Aquatic Navigation: A Challenging Benchmark for Deep Reinforcement Learning
Davide Corsi, Davide Camponogara, Alessandro Farinelli
TL;DR
The paper tackles the problem of training deep reinforcement learning (DRL) agents for aquatic navigation in non-stationary water environments, proposing a Unity3D-based simulator that supports both underwater and surface scenarios. It advances a PPO-based training pipeline augmented with curriculum learning and learnable hyperparameters, plus safety-oriented reward shaping, and provides an extensive set of ablations to establish baselines. Key contributions include a realistic, open-source aquatic benchmark, a configurable training pipeline with curriculum learning, dense rewards, and safety considerations, and validation on a photogrammetry-derived cave model of Porth Yr Ogof. Findings indicate that curriculum learning can improve safety and generalization, dense rewards are essential for convergence, and the combined method yields promising policies while underscoring remaining generalization and safety challenges. Overall, the work delivers a practical, reproducible platform to advance safe DRL for aquatic robotics and invites collaboration across researchers and applications.
Abstract
An exciting and promising frontier for Deep Reinforcement Learning (DRL) is its application to real-world robotic systems. While modern DRL approaches achieved remarkable successes in many robotic scenarios (including mobile robotics, surgical assistance, and autonomous driving) unpredictable and non-stationary environments can pose critical challenges to such methods.
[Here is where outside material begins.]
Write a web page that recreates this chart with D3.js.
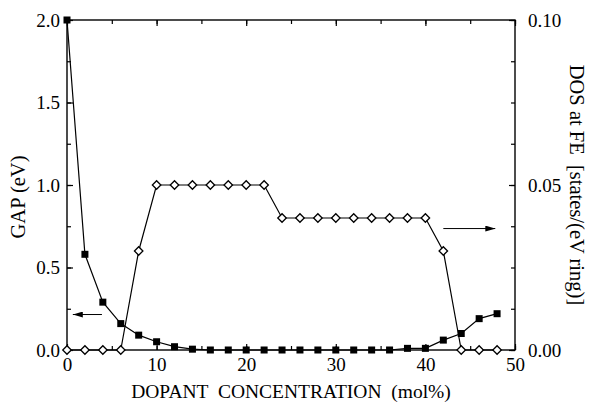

These features can significantly undermine fundamental requirements for a successful training process, such as the Markovian properties of the transition model. To address this challenge, we propose a new benchmarking environment for aquatic navigation using recent advances in the integration between game engines and DRL. In more detail, we show that our benchmarking environment is problematic even for state-of-the-art DRL approaches that may struggle to generate reliable policies in terms of generalization power and safety. Specifically, we focus on PPO, one of the most widely accepted algorithms, and we propose advanced training techniques (such as curriculum learning and learnable hyperparameters). Our extensive empirical evaluation shows that a well-designed combination of these ingredients can achieve promising results. Our simulation environment and training baselines are freely available to facilitate further research on this open problem and encourage collaboration in the field.